Major-General Adeyinka Adebayo

The London-based Times newspaper writes on Governor of the Western Region of Nigeria, Adeyinka Adebayo, whose attempts to prevent the Biafran war failed, with devastating consequences

In 1966, six years after independence, Nigeria stood on a precipice. Adeyinka Adebayo had been the first indigenous Chief of Staff of the army as political unrest swirled around the country and the military was beset with revolutionary rumblings. Nigeria had been seen in some quarters as the “great black hope” of Africa, but it had just suffered two bloody and tribally motivated coups.

Adebayo had been fortunate to survive that period, during which several senior officers had been assassinated. Had he not been on a course at the Imperial Defence College in London at the time of the first coup, in January 1966, and staying at his cousin’s house rather than army quarters during that year’s counter-coup, or “July Rematch”, he would almost certainly have been among the fatalities.

The two insurrections unleashed the tribal discord between the Igbo, Hausa and Yoruba peoples that had simmered in the six years since the British had departed. This unresolved discord led to tribal massacres on a large scale, which culminated in the country’s eastern region deciding to secede and form the independent state of Biafra in May 1967.

As governor of the Western Region, Adebayo did his utmost to try to prevent Nigeria from using force against Biafra. In a broadcast shortly before the war began, he said: “I need not tell you what horror, what devastation, and what extreme human suffering will attend the use of force. When it is all over and the smoke and dust have lifted, and the dead are buried, we shall find, as other people have found, that it has all been futile, entirely futile in solving the problem we set out to solve.”

His words went unheeded. The Biafran war, which lasted for two and a half years, was at the centre of world attention. When war broke out Adebayo ordered all bridges into the west of the country to be destroyed to prevent the Biafran rebels reaching Lagos.

Britain, as the former colonial power, backed Nigeria, alongside the Soviet Union. The two countries’ weaponry would prove decisive in the conflict. France, which saw the struggle as the right of a people to self-determination, supported the Biafran underdogs. According to independent estimates, up to two million people, most of them children, starved to death.

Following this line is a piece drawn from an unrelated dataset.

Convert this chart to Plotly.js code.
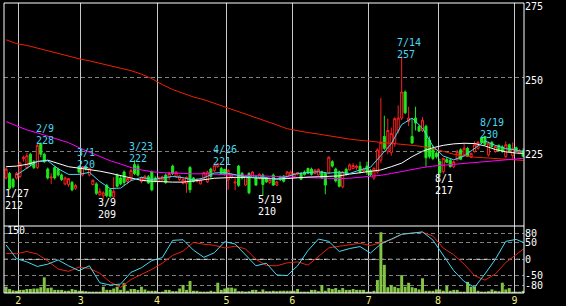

Robert Adeyinka Adebayo was born in Iyin-Ekiti in the former Western Region of Nigeria (now Ekiti State) in 1928, the son of a public works employee. He joined the Royal West African Frontier Force, a forerunner of the Nigerian army, when he was 20, undergoing training in Ghana. He also studied in Britain at the Staff College in Camberley.

He rose through the ranks during the 1950s as Nigeria negotiated with Britain for independence, and he was appointed aide-de-camp to Sir James Robertson, Nigeria’s last British governor-general. The interview process was unusual: Robertson invited Adebayo to spend the weekend with his family, quietly observed him, and at the end of the weekend told him the job was his.

He also served as a staff officer of the UN peacekeeping force during Congo’s post-independence crisis of 1961-63 and worked at the Organisation of African Unity (now the African Union). He was straight-talking. Ayedole Fayose, the present governor of Ekiti State, said: “He would always call a spade a spade and not mind whose ox was gored.”

After the civil war Adebayo became chairman of the Committee for the Reconciliation and Integration of Biafra; in 1972 he returned to military duties. He retired in 1975 and was a founder of the National Party of Nigeria.

He is survived by his wife, Dupe, and 16 children. They include his sons Adedayo, who played rugby union for Bath and eight times on the wing for England in the 1990s; Niyi, who became governor of Ekiti state; Adesola, who served as Nigeria’s commissioner for works and transport; and Leke, an actor, writer and producer based in London.

In 1998 a biography of Adebayo was published, Onward Soldier Marches On. Three years later he apologised for his role in the 1966-71 military government. In later years he served on the Yoruba Council of Elders. Goodluck Jonathan, the president of Nigeria, appointed him pro-chancellor of the University of Ibadan in 2013, only to sack him two years later. “My prayer for you is that you imbibe the culture of civility in your future endeavours,” Adebayo responded.

Major-General Adeyinka Adebayo, Nigerian soldier, was born on March 9, 1928. He died on March 8, 2017, aged 88.